Dans cette affaire, la Commission des normes, de l’équité, de la santé et de la sécurité au travail (CNESST) était saisie d’une plainte déposée par le travailleur en vertu de l’article 227 de la Loi sur la santé et sécurité du travail (LSST), lequel alléguait avoir subi une sanction, soit un congédiement, pour avoir exercé un droit de refus en raison des risques de contracter la Covid-19. La CNÉSST déclare cette plainte irrecevable et non fondée.
Les faits
Le plaignant est embauché par l’employeur le 7 avril 2020, à titre de commis de production dans la préparation et le montage de boîtes de repas à préparer livrées chez des clients. Compte tenu du contexte de pandémie de la Covid-19 et en raison de la situation sanitaire afférente, le plaignant est tenu de porter des équipements de protection, dont un masque trois plis, une visière, des gants, un sarrau, un filet à cheveux et à barbe, lorsque nécessaire, le tout fourni par l’employeur. De plus, ce dernier impose une prise de température corporelle quotidienne à tous les employés dès leur entrée au travail.
Le 15 avril 2020, lors de sa première assignation au montage des boîtes dans le réfrigérateur, le plaignant prétend se sentir en danger en raison de la possibilité d’attraper la Covid-19, et ce, malgré les mesures sanitaires mises en place. Plus spécifiquement, il allègue notamment que la distance requise de deux mètres entre les employés n’est pas toujours respectée, que certains employés retirent leur masque lorsque celui-ci devient humide, que les visières embuent en raison de la condensation. À sa demande, le plaignant est alors affecté à une autre équipe.

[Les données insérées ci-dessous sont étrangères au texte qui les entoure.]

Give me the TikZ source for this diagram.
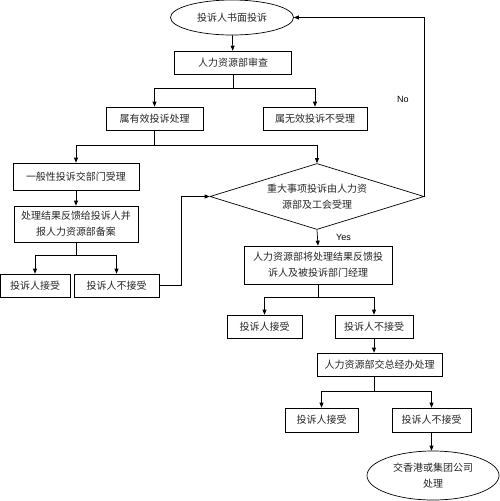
\documentclass[tikz,border=0pt]{standalone}
\usepackage{fontspec}
\setmainfont{Noto Sans CJK SC}
\newfontfamily\latinsans{Liberation Sans}
\usetikzlibrary{arrows.meta,positioning,calc,shapes.geometric}

\begin{document}
\begin{tikzpicture}[x=1pt, y=-1pt, line width=0.7pt,
    box/.style={draw, inner sep=0pt, minimum height=23pt, align=center,
                font=\fontsize{10}{16}\selectfont, text=black!85},
    oval/.style={draw, ellipse, inner sep=0pt, align=center,
                 font=\fontsize{10}{16}\selectfont, text=black!85},
    arr/.style={-{Triangle[length=5pt,width=4pt]}},
    lbl/.style={font=\latinsans\fontsize{9}{11}\selectfont}]
    \useasboundingbox (0,0) rectangle (500,501);
    % top part
    \node[oval, minimum width=123pt, minimum height=35pt] (start) at (232,17.5) {投诉人书面投诉};
    \node[box, minimum width=117pt] (rev) at (233,62.5) {人力资源部审查};
    \node[box, minimum width=97pt] (valid) at (154.5,118.5) {属有效投诉处理};
    \node[box, minimum width=104pt] (invalid) at (315,118.5) {属无效投诉不受理};
    % general complaints
    \node[box, minimum width=126pt, minimum height=27pt] (general) at (76,176.5) {一般性投诉交部门受理};
    \node[box, minimum width=124pt, minimum height=36pt] (feed) at (76,224) {处理结果反馈给投诉人并\\报人力资源部备案};
    \node[box, minimum width=70pt] (acc1) at (35,285.5) {投诉人接受};
    \node[box, minimum width=85pt] (rej1) at (116.5,285.5) {投诉人不接受};
    % major complaints
    \node[draw, diamond, aspect=3.24, minimum width=214pt, minimum height=66pt, inner sep=0pt,
          align=center, font=\fontsize{10}{16}\selectfont, text=black!85] (major) at (317,196.5)
         {重大事项投诉由人力资\\源部及工会受理};
    \node[box, minimum width=148pt, minimum height=38pt] (hrfb) at (318,265) {人力资源部将处理结果反馈投\\诉人及被投诉部门经理};
    \node[box, minimum width=75pt] (acc2) at (264.5,326.5) {投诉人接受};
    \node[box, minimum width=78pt] (rej2) at (374,326.5) {投诉人不接受};
    \node[box, minimum width=125pt] (gm) at (379.5,364.5) {人力资源部交总经办处理};
    \node[box, minimum width=73pt, minimum height=24pt] (acc3) at (321.5,420) {投诉人接受};
    \node[box, minimum width=79pt, minimum height=24pt] (rej3) at (431.5,420) {投诉人不接受};
    \node[oval, minimum width=132pt, minimum height=49pt] (hq) at (433,475.5) {交香港或集团公司\\处理};

    % connectors
    \draw[arr] (start) -- (rev);
    \draw (rev.south) -- ++(0,13.5) coordinate (j1);
    \draw[arr] (j1) -| (valid.north);
    \draw[arr] (j1) -| (invalid.north);
    \draw (valid.south) -- ++(0,15) coordinate (j2);
    \draw[arr] (j2) -| (general.north);
    \draw[arr] (j2) -| (major.north);
    \draw[arr] (general) -- (feed);
    \draw (feed.south) -- ++(0,13) coordinate (j3);
    \draw[arr] (j3) -| (acc1.north);
    \draw[arr] (j3) -| (rej1.north);
    \draw[arr] (rej1.east) -- ++(22,0) |- (major.west);
    \draw[arr] (major.east) |- (start.east) node[lbl, pos=0.27, left=12pt] {No};
    \draw[arr] (major.south) -- (hrfb.north) node[lbl, midway, right=15pt] {Yes};
    \draw (hrfb.south) -- ++(0,12.5) coordinate (j4);
    \draw[arr] (j4) -| (acc2.north);
    \draw[arr] (j4) -| (rej2.north);
    \draw[arr] (rej2.south) -- (rej2.south |- gm.north);
    \draw (rej2.south |- gm.south) -- ++(0,15) coordinate (j5);
    \draw[arr] (j5) -| (acc3.north);
    \draw[arr] (j5) -| (rej3.north);
    \draw[arr] (rej3.south) -- (rej3.south |- hq.north);
\end{tikzpicture}
\end{document}
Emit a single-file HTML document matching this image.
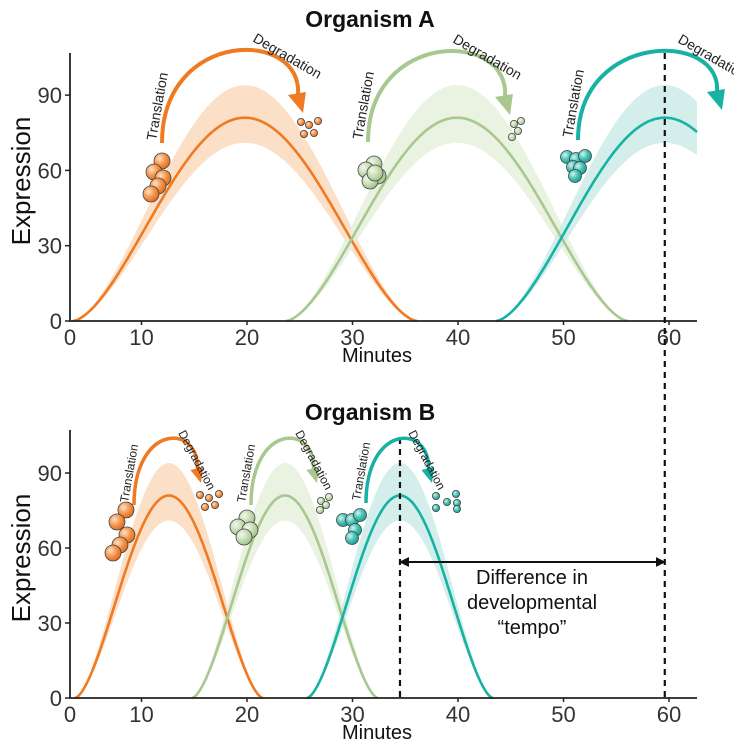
<!DOCTYPE html>
<html><head><meta charset="utf-8">
<style>
html,body{margin:0;padding:0;background:#fff;}
svg{display:block;font-family:"Liberation Sans",sans-serif;}
</style></head>
<body>
<svg id="chart" width="734" height="743" viewBox="0 0 734 743" xmlns="http://www.w3.org/2000/svg">
<defs>
<radialGradient id="gO" cx="35%" cy="35%" r="70%"><stop offset="0" stop-color="#fde3cc"/><stop offset="0.5" stop-color="#f59a52"/><stop offset="1" stop-color="#e0681a"/></radialGradient>
<radialGradient id="gG" cx="35%" cy="35%" r="70%"><stop offset="0" stop-color="#f3f8ee"/><stop offset="0.5" stop-color="#c9dfb8"/><stop offset="1" stop-color="#9fc088"/></radialGradient>
<radialGradient id="gT" cx="35%" cy="35%" r="70%"><stop offset="0" stop-color="#d5f3ef"/><stop offset="0.5" stop-color="#4cc4b8"/><stop offset="1" stop-color="#159e92"/></radialGradient>
<marker id="ah" viewBox="0 0 10 10" refX="5" refY="5" markerWidth="5" markerHeight="5" orient="auto-start-reverse"><path d="M0,0 L10,5 L0,10 z" fill="#111"/></marker>
</defs>
<g id="root"></g>
</svg>
<script>
// ---- data ----
const xTicks = [10, 20, 30, 40, 50, 60];
const yTicks = [0, 30, 60, 90];
const seriesNames = ["orange", "green", "teal"];
const peakTimesA = [19.8, 39.9, 59.6];
const peakTimesB = [12.6, 23.6, 34.5];
const halfWidthA = [16.3, 16.2, 16.0];
const halfWidthB = [8.9, 8.8, 8.8];
const peakValues = [81, 81, 81];
const bandUpper = [94, 94, 94];
const bandLower = [71, 71, 71];
const markerTimeA = 59.6;
const markerTimeB = 34.5;

const colors = ["#f07a22", "#a8c890", "#17b2a4"];
const bands = ["#fbd9bd", "#e6f0dd", "#cdebe8"];
const grads = ["url(#gO)", "url(#gG)", "url(#gT)"];
const NS = "http://www.w3.org/2000/svg";
const root = document.getElementById("root");

function xs(v){ return 36 + 10.55 * v; }
const X0 = 70, XEND = 697;
function mk(tag, attrs, parent){ const e = document.createElementNS(NS, tag); for (const k in attrs) e.setAttribute(k, attrs[k]); (parent||root).appendChild(e); return e; }
function shape(t, c, hw){ const u = (t - c) / hw; if (Math.abs(u) > 1) return 0; return Math.pow((Math.cos(Math.PI*u)+1)/2, 0.8); }

function panel(name, base, sc, peaks, hws){
  const g = mk("g", {});
  
  
  const ys = v => base - sc * v;
  const tmax = (XEND - 36) / 10.55, tmin = (X0 - 36) / 10.55;
  peaks.forEach((c, i) => {
    const t0 = Math.max(tmin, c - hws[i]), t1 = Math.min(tmax, c + hws[i]);
    let up = [], lo = [];
    for (let k = 0; k <= 120; k++) {
      const t = t0 + (t1 - t0) * k / 120, f = shape(t, c, hws[i]);
      up.push(xs(t).toFixed(1) + "," + ys(bandUpper[i]*f).toFixed(1));
      lo.push(xs(t).toFixed(1) + "," + ys(bandLower[i]*f).toFixed(1));
    }
    const band = mk("polygon", {points: up.concat(lo.reverse()).join(" "), fill: bands[i], opacity: 0.85}, g);
    
    
  });
  peaks.forEach((c, i) => {
    const t0 = Math.max(tmin, c - hws[i]), t1 = Math.min(tmax, c + hws[i]);
    let ln = [];
    for (let k = 0; k <= 120; k++) {
      const t = t0 + (t1 - t0) * k / 120, f = shape(t, c, hws[i]);
      ln.push(xs(t).toFixed(1) + "," + ys(peakValues[i]*f).toFixed(1));
    }
    const l = mk("polyline", {points: ln.join(" "), fill: "none", stroke: colors[i], "stroke-width": 2.6}, g);
    
    
  });
  const ax = mk("path", {d: `M${X0},${base - 268} V${base} H${XEND}`, fill: "none", stroke: "#222", "stroke-width": 1.8}, g);
  
  
  yTicks.forEach(v => {
    mk("line", {x1: X0 - 5, x2: X0, y1: ys(v), y2: ys(v), stroke: "#222", "stroke-width": 1.5}, g);
    const t = mk("text", {x: X0 - 8, y: ys(v) + 8, "text-anchor": "end", "font-size": 22, fill: "#333"}, g);
    t.textContent = v;
    
    
  });
  const z = mk("text", {x: X0, y: base + 24, "text-anchor": "middle", "font-size": 22, fill: "#333"}, g);
  z.textContent = "0";
  
  
  xTicks.forEach(v => {
    mk("line", {x1: xs(v), x2: xs(v), y1: base, y2: base + 4, stroke: "#222", "stroke-width": 1.5}, g);
    const t = mk("text", {x: xs(v), y: base + 24, "text-anchor": "middle", "font-size": 22, fill: "#333"}, g);
    t.textContent = v;
    
    
  });
  const xt = mk("text", {x: 377, y: base + 41, "text-anchor": "middle", "font-size": 20, fill: "#111"}, g);
  xt.textContent = "Minutes";
  
  
  const yt = mk("text", {x: 0, y: 0, "text-anchor": "middle", "font-size": 26, fill: "#111", transform: `translate(30,${base - 140}) rotate(-90)`}, g);
  yt.textContent = "Expression";
  
  
}

panel("organism-a-panel", 321, 2.51, peakTimesA, halfWidthA);
panel("organism-b-panel", 698, 2.5, peakTimesB, halfWidthB);

[["Organism A", 27, "title-organism-a"], ["Organism B", 420, "title-organism-b"]].forEach(d => {
  const t = mk("text", {x: 370, y: d[1], "text-anchor": "middle", "font-size": 23, "font-weight": "bold", fill: "#111"});
  t.textContent = d[0];
  
  
});

const dA = mk("line", {x1: xs(markerTimeA), x2: xs(markerTimeA), y1: 53, y2: 698, stroke: "#111", "stroke-width": 2.2, "stroke-dasharray": "6,5"});


const dB = mk("line", {x1: xs(markerTimeB), x2: xs(markerTimeB), y1: 438, y2: 698, stroke: "#111", "stroke-width": 2.2, "stroke-dasharray": "6,5"});


const arr = mk("line", {x1: xs(markerTimeB) + 4, x2: xs(markerTimeA) - 4, y1: 562, y2: 562, stroke: "#111", "stroke-width": 2, "marker-start": "url(#ah)", "marker-end": "url(#ah)"});


["Difference in", "developmental", "\u201ctempo\u201d"].forEach((s, i) => {
  const t = mk("text", {x: 532, y: 584 + i * 25, "text-anchor": "middle", "font-size": 20, fill: "#111"});
  t.textContent = s;
  
  
});

function annot(i, sx, sy, tx, ty, ex, ey, small){
  const c = colors[i];
  const g = mk("g", {});
  
  
  const hl = small ? 12 : 17;
  const bx = ex - hl * 0.3, by = ey - hl;
  const cy = (ty - 0.25 * (sy + by) / 2) / 0.75;
  mk("path", {d: `M${sx},${sy} C${sx},${cy} ${bx + (bx - sx) * 0.05},${cy} ${bx},${by}`, fill: "none", stroke: c, "stroke-width": small ? 3.5 : 4}, g);
  const hw = small ? 7 : 10;
  mk("polygon", {points: `${ex},${ey} ${bx - hw},${by - 1} ${bx + hw * 0.8},${by - 4}`, fill: c}, g);
  const ts = small ? 12 : 14;
  const tr = mk("text", {x: 0, y: 0, "font-size": ts, fill: "#222", transform: `translate(${sx - 6},${sy - 2}) rotate(-80)`}, g);
  tr.textContent = "Translation";
  const dg = mk("text", {x: 0, y: 0, "font-size": ts, fill: "#222", transform: small ? `translate(${tx + 8},${ty - 6}) rotate(62)` : `translate(${tx + 12},${ty - 10}) rotate(30)`}, g);
  dg.textContent = "Degradation";
}
annot(0, 162, 143, 240, 51, 303, 113, false);
annot(1, 368, 142, 440, 52, 510, 115, false);
annot(2, 578, 140, 665, 52, 722, 110, false);
annot(0, 134, 505, 170, 439, 201, 483, true);
annot(1, 251, 505, 287, 439, 317, 483, true);
annot(2, 366, 503, 400, 439, 432, 483, true);

function cluster(i, pts, r, name){
  const g = mk("g", {});
  
  
  pts.forEach(p => mk("circle", {cx: p[0], cy: p[1], r: r, fill: grads[i], stroke: "#444", "stroke-width": 0.8}, g));
}
cluster(0, [[162,161],[154,172],[163,178],[158,186],[151,194]], 8, "orange-protein-cluster-a");
cluster(1, [[374,164],[366,170],[378,176],[370,181],[375,173]], 8, "green-protein-cluster-a");
cluster(2, [[567,157],[576,159],[585,156],[573,167],[580,168],[575,176]], 6.5, "teal-protein-cluster-a");
cluster(0, [[126,510],[117,522],[127,535],[120,545],[113,553]], 8, "orange-protein-cluster-b");
cluster(1, [[247,518],[238,527],[250,530],[244,537]], 8, "green-protein-cluster-b");
cluster(2, [[343,520],[352,520],[360,515],[355,530],[352,538]], 6.5, "teal-protein-cluster-b");
cluster(0, [[301,122],[309,125],[318,121],[304,134],[314,133]], 3.6, "orange-degraded-a");
cluster(1, [[514,124],[521,121],[518,131],[512,137]], 3.6, "green-degraded-a");
cluster(0, [[200,495],[209,498],[219,494],[205,507],[215,505]], 3.6, "orange-degraded-b");
cluster(1, [[321,501],[329,497],[326,505],[320,510]], 3.6, "green-degraded-b");
cluster(2, [[436,496],[447,502],[456,494],[436,508],[457,503],[457,509]], 3.6, "teal-degraded-b");
</script>
</body></html>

Le plaignant est congédié la même journée, et ce pour différents motifs soit : bris de la ligne de production, attitude insolente et retards fréquents.
Le lendemain, le plaignant dépose une plainte en vertu de l’article 227 de la LSST, prétendant avoir été congédié suivant l’exercice de son droit de refus de travail exercé en vertu de la LSST.
La décision
Dans sa décision, la CNÉSST rappelle d’abord les conditions qui doivent être remplies pour être en présence de l’exercice d’un droit de refus au sens de la LSST, soit :
- être un travailleur au sens de la LSST ;
- devoir exécuter à la demande de l’employeur un travail ;
- appréhender un danger résultant pour soi-même ou pour autrui de l’exécution de ce travail ;
- fonder cette appréhension sur des motifs raisonnables ;
- exercer ce droit de refus au sujet d’un travail dont les conditions ou circonstances d’exécution sont anormales ;
- pouvoir refuser d’exécuter le travail demandé sans mettre la sécurité d’autrui en péril immédiat ;
- rapporter le plus tôt possible à un représentant de l’employeur le droit de refus que l’on veut ainsi exercer.
De ces critères, la CNÉSST retient que le plaignant est un travailleur au sens de LSST, qu’il effectue ses tâches à la demande de son employeur, qu’il appréhendait un danger de contamination à la Covid-19 et que le fait de demander d’être assigné à un autre poste ne mettait pas la sécurité d’autrui en danger immédiat. Elle conclut cependant que le plaignant n’a pas rencontré son fardeau à l’égard des autres critères.
D’abord, analysant la situation en fonction de l’appréhension que pourrait avoir une personne raisonnable placée dans les mêmes circonstances, la CNESST estime que le plaignant n’a pas démontré que ses appréhensions étaient fondées sur des motifs raisonnables. Effectivement, le plaignant était informé des mesures sanitaires mises en place par l’employeur afin de prévenir la contamination et assurer la sécurité des travailleurs. Parmi ces mesures, nous comptons la prise de température corporelle, en plus des équipements de protection individuelle (EPI) fournis par l’employeur pouvant être changés au besoin. Ces mesures ont été considérées comme suffisantes par la CNÉESST dans les circonstances.
Par ailleurs, la CNÉSST soutient que le plaignant n’a pas réussi à démontrer que son droit de refus découle d’un travail dont les conditions sont anormales. La pandémie de la Covid-19 a affecté tous les aspects de la vie, que ce soit au travail ou dans la vie personnelle de chacun. Ainsi, les conditions de travail ou circonstances d’exécution n’étaient pas anormales dans les circonstances, d’autant plus que l’employeur avait adopté des mesures sanitaires de prévention adéquates et recommandées par la direction de la santé publique.
La CNÉSST détermine donc que la plainte du plaignant est non fondée et irrecevable, puisque ce dernier n’a pas exercé de droit de refus selon les critères de la LSST.